Por Andrés Gomberoff, prof. de Física Teórica UNAB Agosto 14, 2014

El poeta es un orfebre de la palabra. Paladea su sonoridad, su acentuación, su etimología. La fractura mentalmente en sílabas, jugando con su raíz. Explora las posibles rimas que generen nuevos e insospechados sentidos. En el mutismo en el que transcurre la escritura de un poema, imagina su lectura en voz alta, calculando la conveniencia de ceñirse a una métrica, reafirmarse en la solidez estructural de sus barrotes o, por el contrario, dar vuelta las palabras como una media, abrir ventanas y celosías para dejar entrar los exabruptos, demoliendo el lenguaje burlonamente.

El físico, en cambio, está sujeto a más ataduras. Observa la naturaleza con la curiosidad urgente del niño, pero con meticulosidad tiránicamente adulta. Utiliza el críptico lenguaje de las matemáticas, cuya precisión no admite licencias ni juegos. Un idioma que no da tregua a la sinrazón. Sus sonetos se llaman teoremas. Más implacable aún es la férrea dictadura de la realidad del mundo natural, ante la cual la física se ve obligada a postrarse. La materia y la antimateria, presas tras los mismos barrotes. Prisioneras de las mismas leyes, insobornables y universales.

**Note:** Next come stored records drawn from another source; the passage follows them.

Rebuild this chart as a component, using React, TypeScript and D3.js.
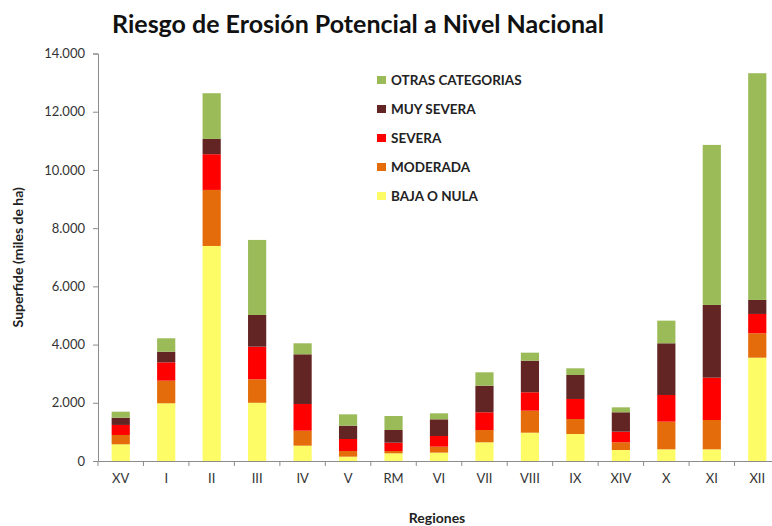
import * as d3 from "d3";
import React, { useEffect, useRef } from "react";

// regiones de Chile, de norte a sur
const regions = ["XV", "I", "II", "III", "IV", "V", "RM", "VI", "VII", "VIII", "IX", "XIV", "X", "XI", "XII"];

// miles de ha por categoría de riesgo
const bajaONula = [574, 1983, 7388, 2000, 527, 149, 264, 287, 642, 973, 928, 378, 401, 401, 3550];
const moderada = [320, 777, 1925, 807, 515, 195, 80, 206, 423, 756, 515, 264, 951, 1008, 838];
const severa = [345, 630, 1227, 1121, 917, 412, 286, 366, 609, 632, 688, 366, 916, 1454, 664];
const muySevera = [250, 366, 525, 1089, 1707, 458, 435, 573, 914, 1086, 824, 666, 1776, 2498, 481];
const otrasCategorias = [206, 460, 1571, 2578, 378, 389, 481, 206, 459, 275, 230, 170, 778, 5498, 7790];

const yTicks = [0, 2000, 4000, 6000, 8000, 10000, 12000, 14000];

const series = [
  { key: "baja", label: "BAJA O NULA", color: "#fdfc66", values: bajaONula },
  { key: "moderada", label: "MODERADA", color: "#e46c0a", values: moderada },
  { key: "severa", label: "SEVERA", color: "#fe0000", values: severa },
  { key: "muySevera", label: "MUY SEVERA", color: "#632523", values: muySevera },
  { key: "otras", label: "OTRAS CATEGORIAS", color: "#9bbb59", values: otrasCategorias },
];

const font = "Lato, 'Open Sans', sans-serif";

const App: React.FC = () => {
  const xAxisRef = useRef<SVGGElement | null>(null);
  const yAxisRef = useRef<SVGGElement | null>(null);

  const width = 772,
    height = 526;
  const margin = { top: 53.5, left: 98, bottom: 65, right: -8 };

  const rows = regions.map((r, i) => {
    const row: any = { region: r };
    series.forEach((s) => (row[s.key] = s.values[i]));
    return row;
  });
  const stack = d3.stack<any>().keys(series.map((s) => s.key))(rows);

  const x = d3
    .scaleBand()
    .domain(regions)
    .range([margin.left, width - margin.right])
    .paddingInner(0.6)
    .paddingOuter(0.3);

  const y = d3.scaleLinear().domain([0, 14000]).range([height - margin.bottom, margin.top]);

  const fmt = (v: number) => d3.format(",")(v).replace(/,/g, ".");

  useEffect(() => {
    if (!xAxisRef.current || !yAxisRef.current) return;
    const xa = d3.select(xAxisRef.current);
    xa.selectAll("*").remove();
    xa.call(d3.axisBottom(x).tickSize(0).tickPadding(13));
    // tick marks at band borders
    const step = x.step();
    const edges = d3.range(regions.length + 1).map((i) => margin.left + i * step);
    xa.selectAll("line.edge")
      .data(edges)
      .enter()
      .append("line")
      .attr("class", "edge")
      .attr("x1", (d) => d)
      .attr("x2", (d) => d)
      .attr("y1", 0)
      .attr("y2", 5)
      .attr("stroke", "#8c8c8c");
    xa.select(".domain").attr("stroke", "#8c8c8c");
    xa.selectAll(".tick text").attr("font-family", font).attr("font-size", 13).attr("fill", "#333");

    const ya = d3.select(yAxisRef.current);
    ya.selectAll("*").remove();
    ya.call(
      d3
        .axisLeft(y)
        .tickValues(yTicks)
        .tickSize(5)
        .tickPadding(8)
        .tickFormat((d) => fmt(d as number))
    );
    ya.select(".domain").attr("stroke", "#8c8c8c");
    ya.selectAll(".tick line").attr("stroke", "#8c8c8c");
    ya.selectAll(".tick text").attr("font-family", font).attr("font-size", 13).attr("fill", "#333");
  }, []);

  const legendOrder = [...series].reverse();

  return (
    <svg width={width} height={height} style={{ position: "absolute", left: 0, top: 0 }}>
      <rect width={width} height={height} fill="#fff" />
      <text x={358} y={33} textAnchor="middle" fontFamily={font} fontWeight="bold" fontSize={25} fill="#111">
        Riesgo de Erosión Potencial a Nivel Nacional
      </text>
      {stack.map((layer, li) => (
        <g key={layer.key} fill={series[li].color}>
          {layer.map((d, i) => (
            <rect
              key={regions[i]}
              x={x(regions[i])}
              y={y(d[1])}
              width={x.bandwidth()}
              height={y(d[0]) - y(d[1])}
            />
          ))}
        </g>
      ))}
      <g ref={xAxisRef} transform={`translate(0, ${height - margin.bottom})`} />
      <g ref={yAxisRef} transform={`translate(${margin.left}, 0)`} />
      <text
        transform={`translate(23, ${(margin.top + height - margin.bottom) / 2}) rotate(-90)`}
        textAnchor="middle"
        fontFamily={font}
        fontWeight="bold"
        fontSize={14}
        fill="#222"
      >
        Superfide (miles de ha)
      </text>
      <text x={437} y={523} textAnchor="middle" fontFamily={font} fontWeight="bold" fontSize={14} fill="#222">
        Regiones
      </text>
      <g transform="translate(377, 80)">
        {legendOrder.map((s, i) => (
          <g key={s.key} transform={`translate(0, ${i * 29})`}>
            <rect x={0} y={-4} width={9} height={8} fill={s.color} />
            <text x={14} y={5} fontFamily={font} fontWeight="bold" fontSize={13.5} fill="#222">
              {s.label}
            </text>
          </g>
        ))}
      </g>
    </svg>
  );
};

export default App;
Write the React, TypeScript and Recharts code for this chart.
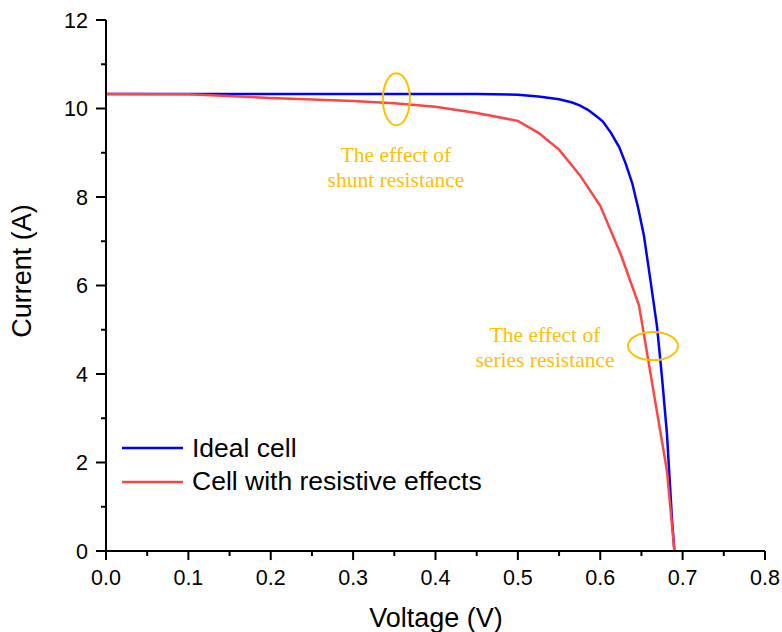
import { LineChart, Line, XAxis, YAxis, ReferenceDot, Customized } from "recharts";

// ideal cell (blue)
const idealV = [0, 0.1, 0.2, 0.3, 0.4, 0.45, 0.5, 0.525, 0.55, 0.565, 0.575, 0.585, 0.595, 0.603, 0.613, 0.623, 0.631, 0.639, 0.646, 0.653, 0.661, 0.669, 0.675, 0.681, 0.687, 0.69];
const idealI = [10.33, 10.33, 10.33, 10.33, 10.33, 10.33, 10.31, 10.27, 10.21, 10.14, 10.07, 9.97, 9.83, 9.71, 9.45, 9.13, 8.75, 8.3, 7.75, 7.13, 6.11, 5.06, 3.92, 2.64, 0.75, 0];

// cell with series + shunt resistance (red)
const resV = [0, 0.1, 0.2, 0.3, 0.35, 0.4, 0.45, 0.5, 0.525, 0.55, 0.575, 0.6, 0.625, 0.647, 0.681, 0.69];
const resI = [10.33, 10.32, 10.24, 10.17, 10.12, 10.04, 9.9, 9.72, 9.45, 9.07, 8.5, 7.8, 6.7, 5.55, 1.81, 0];

const xTicks = [0, 0.05, 0.1, 0.15, 0.2, 0.25, 0.3, 0.35, 0.4, 0.45, 0.5, 0.55, 0.6, 0.65, 0.7, 0.75, 0.8];
const yTicks = [0, 1, 2, 3, 4, 5, 6, 7, 8, 9, 10, 11, 12];

const idealData = idealV.map((v, k) => ({ v, i: idealI[k] }));
const resData = resV.map((v, k) => ({ v, i: resI[k] }));

const BLUE = "#0000FF";
const RED = "#FF4444";
const GOLD = "#FFC000";
const SANS = "'Liberation Sans', Arial, sans-serif";
const SERIF = "'Liberation Serif', 'Times New Roman', serif";

const XTick = ({ x, y, payload }: any) => {
  const v = payload.value;
  const major = Math.abs(v * 10 - Math.round(v * 10)) < 1e-6;
  return (
    <g>
      <line x1={x} x2={x} y1={y} y2={y + (major ? 9 : 5)} stroke="#000" strokeWidth={2} />
      {major && (
        <text x={x} y={y + 34} textAnchor="middle" fontSize={21.5} fontFamily={SANS} fill="#000">
          {v.toFixed(1)}
        </text>
      )}
    </g>
  );
};

const YTick = ({ x, y, payload }: any) => {
  const v = payload.value;
  const major = v % 2 === 0;
  return (
    <g>
      <line x1={x} x2={x - (major ? 10 : 5)} y1={y} y2={y} stroke="#000" strokeWidth={2} />
      {major && (
        <text x={x - 18} y={y + 7.5} textAnchor="end" fontSize={21.5} fontFamily={SANS} fill="#000">
          {v}
        </text>
      )}
    </g>
  );
};

const Ellipse = ({ cx, cy, rx, ry }: any) => (
  <ellipse cx={cx} cy={cy} rx={rx} ry={ry} fill="none" stroke={GOLD} strokeWidth={2} />
);

const Note = ({ cx, cy, lines }: any) => (
  <text x={cx} y={cy} textAnchor="middle" fontSize={21.5} fontFamily={SERIF} fill={GOLD}>
    {lines.map((t: string, k: number) => (
      <tspan key={k} x={cx} dy={k === 0 ? 0 : 25}>
        {t}
      </tspan>
    ))}
  </text>
);

const Extras = () => (
  <g fontFamily={SANS} fill="#000">
    <text x={31} y={271} transform="rotate(-90 31 271)" textAnchor="middle" fontSize={27}>
      Current (A)
    </text>
    <text x={436} y={627} textAnchor="middle" fontSize={27}>
      Voltage (V)
    </text>
    <line x1={122} x2={183} y1={448} y2={448} stroke={BLUE} strokeWidth={2.5} />
    <text x={192} y={457} fontSize={26.5}>Ideal cell</text>
    <line x1={122} x2={183} y1={482} y2={482} stroke={RED} strokeWidth={2.5} />
    <text x={192} y={490} fontSize={26.5}>Cell with resistive effects</text>
  </g>
);

export default function App() {
  return (
    <div style={{ position: "absolute", left: 0, top: 0 }}>
      <LineChart width={782} height={632} margin={{ top: 20, right: 17, left: 0, bottom: 0 }}>
        <XAxis
          dataKey="v"
          type="number"
          domain={[0, 0.8]}
          ticks={xTicks}
          interval={0}
          height={81}
          tickSize={0}
          tickMargin={0}
          tickLine={false}
          tick={<XTick />}
          axisLine={{ stroke: "#000", strokeWidth: 2 }}
          allowDataOverflow
        />
        <XAxis
          xAxisId="top"
          orientation="top"
          type="number"
          domain={[0, 0.8]}
          height={0}
          tick={false}
          tickLine={false}
          axisLine={{ stroke: "#000", strokeWidth: 2 }}
        />
        <YAxis
          type="number"
          domain={[0, 12]}
          ticks={yTicks}
          interval={0}
          width={106}
          tickSize={0}
          tickMargin={0}
          tickLine={false}
          tick={<YTick />}
          axisLine={{ stroke: "#000", strokeWidth: 2 }}
        />
        <YAxis
          yAxisId="right"
          orientation="right"
          type="number"
          domain={[0, 12]}
          width={0}
          tick={false}
          tickLine={false}
          axisLine={{ stroke: "#000", strokeWidth: 2 }}
        />
        <Line data={idealData} dataKey="i" type="linear" stroke={BLUE} strokeWidth={2.5} dot={false} isAnimationActive={false} />
        <Line data={resData} dataKey="i" type="linear" stroke={RED} strokeWidth={2.5} dot={false} isAnimationActive={false} />
        <ReferenceDot x={0.3525} y={10.21} shape={(p: any) => <Ellipse {...p} rx={13.5} ry={26} />} />
        <ReferenceDot x={0.664} y={4.63} shape={(p: any) => <Ellipse {...p} rx={25} ry={14} />} />
        <ReferenceDot x={0.352} y={8.79} shape={(p: any) => <Note {...p} lines={["The effect of", "shunt resistance"]} />} />
        <ReferenceDot x={0.533} y={4.72} shape={(p: any) => <Note {...p} lines={["The effect of", "series resistance"]} />} />
        <Customized component={Extras} />
      </LineChart>
    </div>
  );
}
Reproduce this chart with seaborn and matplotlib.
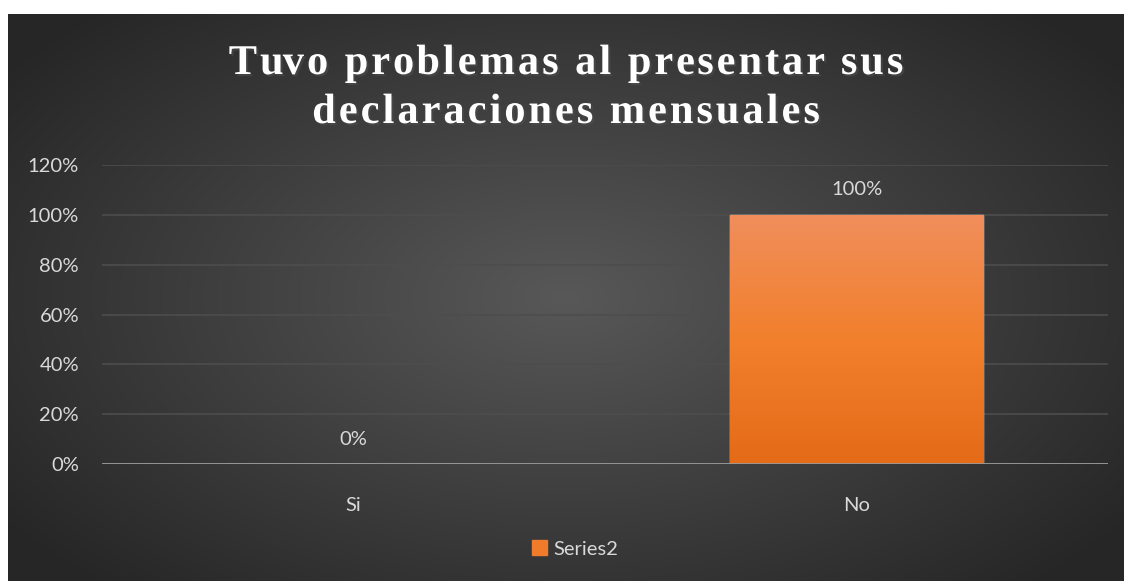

Pero la grieta que separa al poeta del físico es ilusoria. Debajo de la actividad de ambos bulle, frenética, la creatividad de nuestra especie. Los poetas-físicos, aún sin pretenderlo, tendieron puentes que ponen en evidencia el vínculo estrecho entre la poesía y la ciencia. Versos y ecuaciones sintetizan lo importante sin jamás poder decirlo todo. Dos caras, a veces antagónicas y otras tantas gemelas, de la misma moneda.

Los Andes vieron nacer a sus flancos a dos de los más grandes poetas-físicos: Nicanor Parra y Ernesto Sábato. Muy distintos en su concepción de la literatura, Ernesto apostó por la universalidad de la tragedia, que encontró en la tensión dialéctica entre la realidad subjetiva del mundo onírico versus la sucesión de rutinas biológicas que acontecen en la vigilia, esclavas del determinismo. Nicanor, por “desbarrotizar” a la poesía de la retórica y la solemnidad para hacerla antipoesía, contradiciendo principios profundamente enraizados por la intimidante autoridad poética de la época.

Pero también son muchos los lazos que los unen, además de la amistad persistente. Ambos recibieron el Premio Cervantes y extendieron el imperio de sus vidas durante un siglo. Ernesto falleció a menos de dos meses de cumplir los cien años. Nicanor ha tenido más suerte y seguramente los celebrará dentro de tres semanas.

Ernesto se doctoró en La Plata y trabajó en París bajo las órdenes de Madame Curie y en el MIT. Nicanor se fue a hacer un doctorado en cosmología en Oxford con el afamado astrofísico Arthur Milne, luego de haber recibido una maestría en Brown. Y ambos confirmaron que su vocación estaba lejos de los laboratorios durante sus estancias europeas. Aunque Nicanor siguió trabajando parcialmente como físico hasta la jubilación, en la Universidad de Chile.

“Al llegar a Oxford percibí algo en la atmósfera, sentí dos tipos de fuerzas”, dice Nicanor. “Percibía por un lado a Shakespeare y por otro a Newton”. Ernesto también se sintió jalonado entre la perfección cristalina del universo matemático y la oscuridad del mundo onírico que latía en la noche parisina cuando se reunía con poetas y pintores surrealistas.  “Creo que la verdad está bien en las matemáticas y en la química. En la vida es más importante la ilusión, la imaginación, el deseo, la esperanza.” Nicanor, en cambio, reconoce que en la antipoesía “cabe la ciencia”.

En Poemas y antipoemas el poeta no pudo reprimir al físico que le dictó tres versos caprichosos: “Sin embargo, el mundo ha sido siempre así/La verdad, como la belleza, no se crea ni se pierde/Y la poesía reside en las cosas o es simplemente un espejismo del espíritu.” ¿Acaso la verdad y la belleza no son lo mismo? ¿Y las leyes naturales? ¿Residen en las cosas o son simplemente un espejismo del espíritu?